» WRITTEN EXERCISE: Omit all images. Transcribe the rest of the material below exactly.

BEGIN SUPPLIED INFORMATION

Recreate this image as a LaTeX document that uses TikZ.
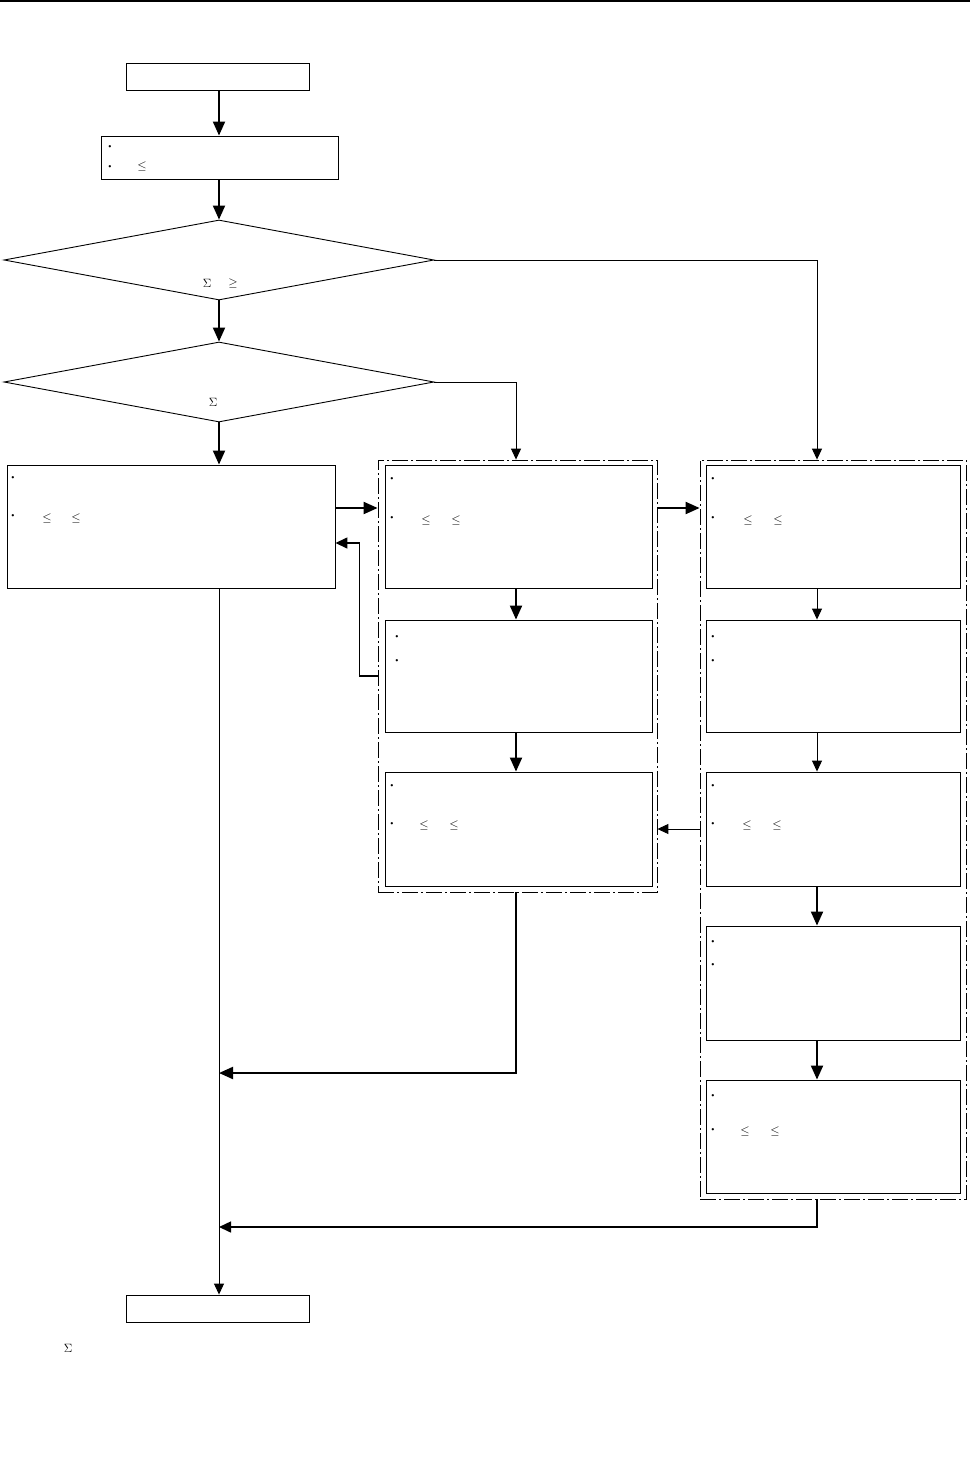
\documentclass[tikz,border=0pt]{standalone}
\usetikzlibrary{arrows.meta,shapes.geometric,calc}
\begin{document}
\begin{tikzpicture}[x=1pt,y=-1pt,
  box/.style={draw,line width=0.9pt,rectangle,inner sep=0pt},
  frame/.style={draw,line width=0.8pt,rectangle,inner sep=0pt,dash pattern=on 16pt off 3pt on 2pt off 3pt},
  dec/.style={draw,line width=0.9pt,diamond,inner sep=0pt},
  thin/.style={line width=1pt,-{Triangle[length=11pt,width=10pt]}},
  thick/.style={line width=2pt,-{Triangle[length=14pt,width=12pt]}},
  mid/.style={line width=1.5pt,-{Triangle[length=12pt,width=11pt]}},
  bul/.style={inner sep=0pt,font=\fontsize{8}{8}\selectfont},
  sym/.style={inner sep=0pt,font=\fontsize{12}{12}\selectfont}]
\useasboundingbox (0,0) rectangle (970,1474);
\fill (0,0) rectangle (970,2.5);
% columns
\coordinate (colL) at (219,0);
\coordinate (colM) at (516,0);
\coordinate (colR) at (817,0);
\coordinate (yA) at (0,508);
\coordinate (yB) at (0,543);
\coordinate (yF) at (0,676);
\coordinate (yG) at (0,1073);
\coordinate (yH) at (0,1227);
% frames
\node[frame,minimum width=279pt,minimum height=432pt] (Mf) at (517.5,676) {};
\node[frame,minimum width=266pt,minimum height=739pt] (Rf) at (833,829.5) {};
% nodes
\node[box,minimum width=183pt,minimum height=27pt] (start) at (217.5,76.5) {};
\node[box,minimum width=237pt,minimum height=43pt] (b2) at (219.5,157.5) {};
\node[dec,minimum width=430pt,minimum height=80pt] (d1) at (219,260) {};
\node[dec,minimum width=430pt,minimum height=80pt] (d2) at (219,382) {};
\node[box,minimum width=328pt,minimum height=123pt] (L) at (171,526.5) {};
\node[box,minimum width=267pt,minimum height=123pt] (M1) at (518.5,526.5) {};
\node[box,minimum width=267pt,minimum height=112pt] (M2) at (518.5,676) {};
\node[box,minimum width=267pt,minimum height=114pt] (M3) at (518.5,829) {};
\node[box,minimum width=254pt,minimum height=123pt] (R1) at (833,526.5) {};
\node[box,minimum width=254pt,minimum height=112pt] (R2) at (833,676) {};
\node[box,minimum width=254pt,minimum height=114pt] (R3) at (833,829) {};
\node[box,minimum width=254pt,minimum height=114pt] (R4) at (833,983) {};
\node[box,minimum width=254pt,minimum height=113pt] (R5) at (833,1136.5) {};
\node[box,minimum width=183pt,minimum height=27pt] (end) at (217.5,1308.5) {};
% texts
\node[bul] (t1) at (110,147) {\textbullet};
\node[bul] (t2) at (110,167) {\textbullet};
\node[sym] (t3) at (142,167) {$\leq$};
\node[sym] (t4) at (207,283) {$\Sigma$};
\node[sym] (t5) at (233,283) {$\geq$};
\node[sym] (t6) at (213,402) {$\Sigma$};
\node[bul] (t7) at (13,478) {\textbullet};
\node[bul] (t8) at (13,516) {\textbullet};
\node[sym] (t9) at (47,518) {$\leq$};
\node[sym] (t10) at (76,518) {$\leq$};
\node[bul] (t11) at (392,479) {\textbullet};
\node[bul] (t12) at (392,518) {\textbullet};
\node[sym] (t13) at (426,520) {$\leq$};
\node[sym] (t14) at (456,520) {$\leq$};
\node[bul] (t15) at (397,637) {\textbullet};
\node[bul] (t16) at (397,661) {\textbullet};
\node[bul] (t17) at (392,786) {\textbullet};
\node[bul] (t18) at (392,824) {\textbullet};
\node[sym] (t19) at (424,825) {$\leq$};
\node[sym] (t20) at (454,825) {$\leq$};
\node[bul] (t21) at (713,479) {\textbullet};
\node[bul] (t22) at (713,518) {\textbullet};
\node[sym] (t23) at (748,520) {$\leq$};
\node[sym] (t24) at (778,520) {$\leq$};
\node[bul] (t25) at (713,637) {\textbullet};
\node[bul] (t26) at (713,661) {\textbullet};
\node[bul] (t27) at (713,786) {\textbullet};
\node[bul] (t28) at (713,824) {\textbullet};
\node[sym] (t29) at (747,825) {$\leq$};
\node[sym] (t30) at (777,825) {$\leq$};
\node[bul] (t31) at (713,942) {\textbullet};
\node[bul] (t32) at (713,965) {\textbullet};
\node[bul] (t33) at (713,1096) {\textbullet};
\node[bul] (t34) at (713,1130) {\textbullet};
\node[sym] (t35) at (745,1131) {$\leq$};
\node[sym] (t36) at (775,1131) {$\leq$};
\node[sym] (t37) at (68,1348) {$\Sigma$};
% connectors
\draw[thick] (start.south -| colL) -- (b2.north -| colL);
\draw[thick] (b2.south -| colL) -- (d1.north -| colL);
\draw[thick] (d1.south -| colL) -- (d2.north -| colL);
\draw[thick] (d2.south -| colL) -- (L.north -| colL);
\draw[thin] (d1.east) -- (d1.east -| colR) -- (Rf.north -| colR);
\draw[thin] (d2.east) -- (d2.east -| colM) -- (Mf.north -| colM);
\draw[thick] (L.east |- yA) -- (Mf.west |- yA);
\draw[thick] (Mf.east |- yA) -- (Rf.west |- yA);
\draw[mid] (Mf.west |- yF) -- ++(-18,0) |- (L.east |- yB);
\draw[thick] (M1.south -| colM) -- (M2.north -| colM);
\draw[thick] (M2.south -| colM) -- (M3.north -| colM);
\draw[thin] (R1.south -| colR) -- (R2.north -| colR);
\draw[thin] (R2.south -| colR) -- (R3.north -| colR);
\draw[thick] (R3.south -| colR) -- (R4.north -| colR);
\draw[thick] (R4.south -| colR) -- (R5.north -| colR);
\draw[thin] (Rf.west |- R3) -- (Mf.east |- R3);
\draw[thick] (Mf.south -| colM) -- (colM |- yG) -- (colL |- yG);
\draw[mid] (Rf.south -| colR) -- (colR |- yH) -- (colL |- yH);
\draw[thin] (L.south -| colL) -- (end.north -| colL);
\end{tikzpicture}
\end{document}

END SUPPLIED INFORMATION

» FINISHED ANSWER:
Recreate this image as a LaTeX document that uses TikZ.
\documentclass[tikz,border=0pt]{standalone}
\usetikzlibrary{arrows.meta,shapes.geometric,calc}
\begin{document}
\begin{tikzpicture}[x=1pt,y=-1pt,
  box/.style={draw,line width=0.9pt,rectangle,inner sep=0pt},
  frame/.style={draw,line width=0.8pt,rectangle,inner sep=0pt,dash pattern=on 16pt off 3pt on 2pt off 3pt},
  dec/.style={draw,line width=0.9pt,diamond,inner sep=0pt},
  thin/.style={line width=1pt,-{Triangle[length=11pt,width=10pt]}},
  thick/.style={line width=2pt,-{Triangle[length=14pt,width=12pt]}},
  mid/.style={line width=1.5pt,-{Triangle[length=12pt,width=11pt]}},
  bul/.style={inner sep=0pt,font=\fontsize{8}{8}\selectfont},
  sym/.style={inner sep=0pt,font=\fontsize{12}{12}\selectfont}]
\useasboundingbox (0,0) rectangle (970,1474);
\fill (0,0) rectangle (970,2.5);
% columns
\coordinate (colL) at (219,0);
\coordinate (colM) at (516,0);
\coordinate (colR) at (817,0);
\coordinate (yA) at (0,508);
\coordinate (yB) at (0,543);
\coordinate (yF) at (0,676);
\coordinate (yG) at (0,1073);
\coordinate (yH) at (0,1227);
% frames
\node[frame,minimum width=279pt,minimum height=432pt] (Mf) at (517.5,676) {};
\node[frame,minimum width=266pt,minimum height=739pt] (Rf) at (833,829.5) {};
% nodes
\node[box,minimum width=183pt,minimum height=27pt] (start) at (217.5,76.5) {};
\node[box,minimum width=237pt,minimum height=43pt] (b2) at (219.5,157.5) {};
\node[dec,minimum width=430pt,minimum height=80pt] (d1) at (219,260) {};
\node[dec,minimum width=430pt,minimum height=80pt] (d2) at (219,382) {};
\node[box,minimum width=328pt,minimum height=123pt] (L) at (171,526.5) {};
\node[box,minimum width=267pt,minimum height=123pt] (M1) at (518.5,526.5) {};
\node[box,minimum width=267pt,minimum height=112pt] (M2) at (518.5,676) {};
\node[box,minimum width=267pt,minimum height=114pt] (M3) at (518.5,829) {};
\node[box,minimum width=254pt,minimum height=123pt] (R1) at (833,526.5) {};
\node[box,minimum width=254pt,minimum height=112pt] (R2) at (833,676) {};
\node[box,minimum width=254pt,minimum height=114pt] (R3) at (833,829) {};
\node[box,minimum width=254pt,minimum height=114pt] (R4) at (833,983) {};
\node[box,minimum width=254pt,minimum height=113pt] (R5) at (833,1136.5) {};
\node[box,minimum width=183pt,minimum height=27pt] (end) at (217.5,1308.5) {};
% texts
\node[bul] (t1) at (110,147) {\textbullet};
\node[bul] (t2) at (110,167) {\textbullet};
\node[sym] (t3) at (142,167) {$\leq$};
\node[sym] (t4) at (207,283) {$\Sigma$};
\node[sym] (t5) at (233,283) {$\geq$};
\node[sym] (t6) at (213,402) {$\Sigma$};
\node[bul] (t7) at (13,478) {\textbullet};
\node[bul] (t8) at (13,516) {\textbullet};
\node[sym] (t9) at (47,518) {$\leq$};
\node[sym] (t10) at (76,518) {$\leq$};
\node[bul] (t11) at (392,479) {\textbullet};
\node[bul] (t12) at (392,518) {\textbullet};
\node[sym] (t13) at (426,520) {$\leq$};
\node[sym] (t14) at (456,520) {$\leq$};
\node[bul] (t15) at (397,637) {\textbullet};
\node[bul] (t16) at (397,661) {\textbullet};
\node[bul] (t17) at (392,786) {\textbullet};
\node[bul] (t18) at (392,824) {\textbullet};
\node[sym] (t19) at (424,825) {$\leq$};
\node[sym] (t20) at (454,825) {$\leq$};
\node[bul] (t21) at (713,479) {\textbullet};
\node[bul] (t22) at (713,518) {\textbullet};
\node[sym] (t23) at (748,520) {$\leq$};
\node[sym] (t24) at (778,520) {$\leq$};
\node[bul] (t25) at (713,637) {\textbullet};
\node[bul] (t26) at (713,661) {\textbullet};
\node[bul] (t27) at (713,786) {\textbullet};
\node[bul] (t28) at (713,824) {\textbullet};
\node[sym] (t29) at (747,825) {$\leq$};
\node[sym] (t30) at (777,825) {$\leq$};
\node[bul] (t31) at (713,942) {\textbullet};
\node[bul] (t32) at (713,965) {\textbullet};
\node[bul] (t33) at (713,1096) {\textbullet};
\node[bul] (t34) at (713,1130) {\textbullet};
\node[sym] (t35) at (745,1131) {$\leq$};
\node[sym] (t36) at (775,1131) {$\leq$};
\node[sym] (t37) at (68,1348) {$\Sigma$};
% connectors
\draw[thick] (start.south -| colL) -- (b2.north -| colL);
\draw[thick] (b2.south -| colL) -- (d1.north -| colL);
\draw[thick] (d1.south -| colL) -- (d2.north -| colL);
\draw[thick] (d2.south -| colL) -- (L.north -| colL);
\draw[thin] (d1.east) -- (d1.east -| colR) -- (Rf.north -| colR);
\draw[thin] (d2.east) -- (d2.east -| colM) -- (Mf.north -| colM);
\draw[thick] (L.east |- yA) -- (Mf.west |- yA);
\draw[thick] (Mf.east |- yA) -- (Rf.west |- yA);
\draw[mid] (Mf.west |- yF) -- ++(-18,0) |- (L.east |- yB);
\draw[thick] (M1.south -| colM) -- (M2.north -| colM);
\draw[thick] (M2.south -| colM) -- (M3.north -| colM);
\draw[thin] (R1.south -| colR) -- (R2.north -| colR);
\draw[thin] (R2.south -| colR) -- (R3.north -| colR);
\draw[thick] (R3.south -| colR) -- (R4.north -| colR);
\draw[thick] (R4.south -| colR) -- (R5.north -| colR);
\draw[thin] (Rf.west |- R3) -- (Mf.east |- R3);
\draw[thick] (Mf.south -| colM) -- (colM |- yG) -- (colL |- yG);
\draw[mid] (Rf.south -| colR) -- (colR |- yH) -- (colL |- yH);
\draw[thin] (L.south -| colL) -- (end.north -| colL);
\end{tikzpicture}
\end{document}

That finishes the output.